I know. Ignoring them is VERY HARD. You’ve got a thousand reasons why you tell yourself you NEED to pay attention, to watch what they’re doing, to worry and obsess over them and their pissy little dance. Unless you’re living with the narcissist, or have custody issues, or work with them, or they’ve been physically violent in the past, totally ignoring them is your best path to salvation. When you hold the ONE thing they can’t get? They want it. If you waiver just a bit and give in, you have to start over because you’ve just taught them that persistence wears you down and it then becomes a game they want to win. Don’t let them.
The bulletproof wall is in your faith, your mind, your self-control. It takes a little longer to learn that ignoring them is the best way to deal with them, but you can.
Spotting the Monkey Dance
It’s not hard to spot the monkey dance. It happens any time you disagree with, confront, ignore or inadvertently shame or confuse a narcissist. Narcissists are hard-wired to monkey dance anytime they’re not sleeping, sucking up or looking for new victims. It’s who they are. What’s more important is learning how to DEAL with the monkey dance.
Dealing with the Monkey Dance
Monkey dances come in various forms: cell phone calls, text messages, postings on FaceBook or in social media groups you belong to and so on. You may see the monkey dance if you live, work with or encounter a narcissist anywhere they deem it okay to dance. What’s important is to BLOCK your viewing of the dance.
Emails are digital monkey dances.
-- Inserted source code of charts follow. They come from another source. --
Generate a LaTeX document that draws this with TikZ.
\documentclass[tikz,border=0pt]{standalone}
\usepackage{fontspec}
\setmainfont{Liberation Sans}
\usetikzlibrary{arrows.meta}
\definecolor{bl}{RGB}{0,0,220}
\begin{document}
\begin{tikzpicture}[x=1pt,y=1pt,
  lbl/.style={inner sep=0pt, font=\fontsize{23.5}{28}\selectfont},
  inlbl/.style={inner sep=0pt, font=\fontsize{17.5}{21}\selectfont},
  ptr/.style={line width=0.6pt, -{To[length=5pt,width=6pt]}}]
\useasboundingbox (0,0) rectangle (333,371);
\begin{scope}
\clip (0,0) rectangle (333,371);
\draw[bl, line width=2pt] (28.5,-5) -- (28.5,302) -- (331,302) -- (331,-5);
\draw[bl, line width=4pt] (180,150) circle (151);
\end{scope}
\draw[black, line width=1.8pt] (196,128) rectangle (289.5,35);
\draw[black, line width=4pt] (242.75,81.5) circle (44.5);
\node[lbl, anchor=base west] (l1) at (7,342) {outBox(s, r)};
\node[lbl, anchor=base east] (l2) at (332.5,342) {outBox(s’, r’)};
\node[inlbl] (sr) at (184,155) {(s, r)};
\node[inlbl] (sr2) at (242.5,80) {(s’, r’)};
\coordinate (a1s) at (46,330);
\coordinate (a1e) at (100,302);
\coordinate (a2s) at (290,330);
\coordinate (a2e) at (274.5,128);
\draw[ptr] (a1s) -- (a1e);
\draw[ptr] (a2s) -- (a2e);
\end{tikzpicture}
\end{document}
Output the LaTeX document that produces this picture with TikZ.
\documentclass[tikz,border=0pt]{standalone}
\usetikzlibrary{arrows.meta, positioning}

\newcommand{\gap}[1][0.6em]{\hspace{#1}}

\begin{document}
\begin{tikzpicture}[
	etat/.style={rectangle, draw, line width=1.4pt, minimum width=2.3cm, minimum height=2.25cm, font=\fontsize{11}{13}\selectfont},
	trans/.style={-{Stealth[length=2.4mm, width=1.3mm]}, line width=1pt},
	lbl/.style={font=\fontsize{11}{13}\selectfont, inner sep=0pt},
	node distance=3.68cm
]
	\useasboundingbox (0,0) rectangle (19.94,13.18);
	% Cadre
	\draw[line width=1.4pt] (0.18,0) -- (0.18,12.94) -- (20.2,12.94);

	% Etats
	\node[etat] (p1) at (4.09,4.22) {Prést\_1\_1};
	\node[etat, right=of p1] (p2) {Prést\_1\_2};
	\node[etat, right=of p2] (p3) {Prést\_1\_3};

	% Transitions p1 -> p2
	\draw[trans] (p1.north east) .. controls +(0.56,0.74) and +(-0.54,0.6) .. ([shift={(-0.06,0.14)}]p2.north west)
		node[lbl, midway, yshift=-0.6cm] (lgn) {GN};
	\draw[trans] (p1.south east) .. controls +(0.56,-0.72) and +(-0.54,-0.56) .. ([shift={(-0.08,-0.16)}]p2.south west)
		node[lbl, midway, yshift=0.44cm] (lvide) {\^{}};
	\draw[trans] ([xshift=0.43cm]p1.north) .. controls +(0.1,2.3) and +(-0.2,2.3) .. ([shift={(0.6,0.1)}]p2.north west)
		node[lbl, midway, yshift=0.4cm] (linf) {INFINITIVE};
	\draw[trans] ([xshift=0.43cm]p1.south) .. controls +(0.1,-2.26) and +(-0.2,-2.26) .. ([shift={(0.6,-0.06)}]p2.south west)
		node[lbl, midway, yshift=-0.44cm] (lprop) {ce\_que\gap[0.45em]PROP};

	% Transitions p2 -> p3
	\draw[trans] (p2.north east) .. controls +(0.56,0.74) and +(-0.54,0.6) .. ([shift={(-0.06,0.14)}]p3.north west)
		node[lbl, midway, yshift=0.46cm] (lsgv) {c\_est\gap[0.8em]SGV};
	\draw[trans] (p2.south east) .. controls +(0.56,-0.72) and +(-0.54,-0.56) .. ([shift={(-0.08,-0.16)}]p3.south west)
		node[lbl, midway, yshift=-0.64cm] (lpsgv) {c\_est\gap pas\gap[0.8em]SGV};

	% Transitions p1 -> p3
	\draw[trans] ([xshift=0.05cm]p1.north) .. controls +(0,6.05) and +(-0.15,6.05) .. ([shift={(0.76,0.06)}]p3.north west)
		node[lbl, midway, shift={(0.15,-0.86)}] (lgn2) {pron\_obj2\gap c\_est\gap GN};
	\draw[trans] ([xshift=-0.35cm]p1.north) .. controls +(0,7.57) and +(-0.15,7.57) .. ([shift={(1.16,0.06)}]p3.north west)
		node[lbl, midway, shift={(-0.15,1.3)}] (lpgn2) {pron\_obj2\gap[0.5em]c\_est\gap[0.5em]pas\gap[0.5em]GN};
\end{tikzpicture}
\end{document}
Use filters on your email to ensure that whenever they email you, their email goes directly to a folder where you don’t know about it, you don’t see it, and you’re not tempted to read it. If they’re planning legal action action you can’t stop it by reading an email because you can NOT reason with a narcissist. They don’t understand or care about you. They ONLY care about themselves. Don’t fall into the trap of thinking they’re reasonable people. They just want to suck you into their dance. You can’t DO anything until they act, so why get in a froth about their dancing. IF they file legal action you’ll get a certified letter in the mail. Then you can address the letter. 99% of what they threaten never comes to pass. For the 1% that does, attorneys are wonderful for dealing with them as long as you don’t get a narcissistic attorney.
Block their email on your cell phone. If your phone doesn’t have this function, call your provider. If they need a court order to block the person or number, then get it. Don’t answer their call. Don’t listen to their voice mail. 99% of what they’re threatening won’t happen and all it does is upset you. IGNORE THEM. IGNORE THEIR MESSAGES. They are not worth your time. YOU have something to offer society and friends, they do not. You wouldn’t offer your friends turds for treats would you? Then stop interacting with the narcissist because their negative energy infuses your own and makes you miserable, which makes your friend’s miserable. And you NEED your friends.
Hire an attorney. Attorneys can cost thousands of dollars, or not. Take your time looking. Make sure they’re not a narcissist by interviewing them and looking for tell-tale signs. I’ve found an attorney who charges me flat rates for services and offers me a very low rate for being the person the narcissist must deal with if they want to dance. A cease and desist letter can cost as little as $25. The follow up with criminal charges for stalking and pursing other legal action is about the same. If you’re worried about your monkey, then find an attorney the first time the monkey starts dancing. Explain your situation, get your letters and start the legal process rolling. Most monkeys don’t like jail, which is where they could be headed once you document their abuse and their contacting you after an attorney has told them to “cease and desist.” There are laws in many states that prohibit emailing and phone calls and online harassment.
Avoid Dance Floors. Meaning, don’t go where the narcissist likes to dance. If you’re working with, involved with or otherwise forced to deal with the narcissist they’re going to dance no matter what you do or say. It’s THEIR pathology, not you. When they launch into their screaming, offer them a banana, or you can leave the room, the office, the house or go stand by a friend of yours so they can watch the dance too. Monkeys can be shy (unless they’re celebrity monkeys who love the attention) but the average monkey dancer doesn’t want their other sources of narcissistic supply to see them in a rage. If you belong to a social media group, stop posting. Unfriend and unfollow. Don’t stick around to watch the train wreck or get tempted to react to something they say. IGNORE. IGNORE. IGNORE.
If that’s still hard to do, buy a plastic banana or dancing sock monkey and write your narcissist’s name on it. Every time you feel tempted to respond, react or engage with them, even in your mind remind yourself they’re a dancing monkey.
If you’re a generous, kind person, which you are because a narcissist was attracted to you, you may think this is cruel and insensitive and painful. And to do it to a NORMAL person would be, but narcissists aren’t normal. They’re unable to feel, sense or appreciate feelings, compassion or other people’s needs and boundaries. Where you’re worried about them and not yourself, they’re ONLY concerned with themselves and wringing every last ounce of attention (good or bad) out of you, before dumping you and moving on to their next victim. The better you are at ignoring them, the faster they’ll move on.
DO NOT FALL INTO THE TRAP of TRYING TO REDEEM, CHANGE, RESCUE OR SAVE THEM. It can’t happen.
Anyone who tells you it’s possible is thinking of the 1% of the .0000005 % that might have changed. Now, go find ways to ignore your narcissist and remember, every minute you let them sit in your thoughts YOU lose.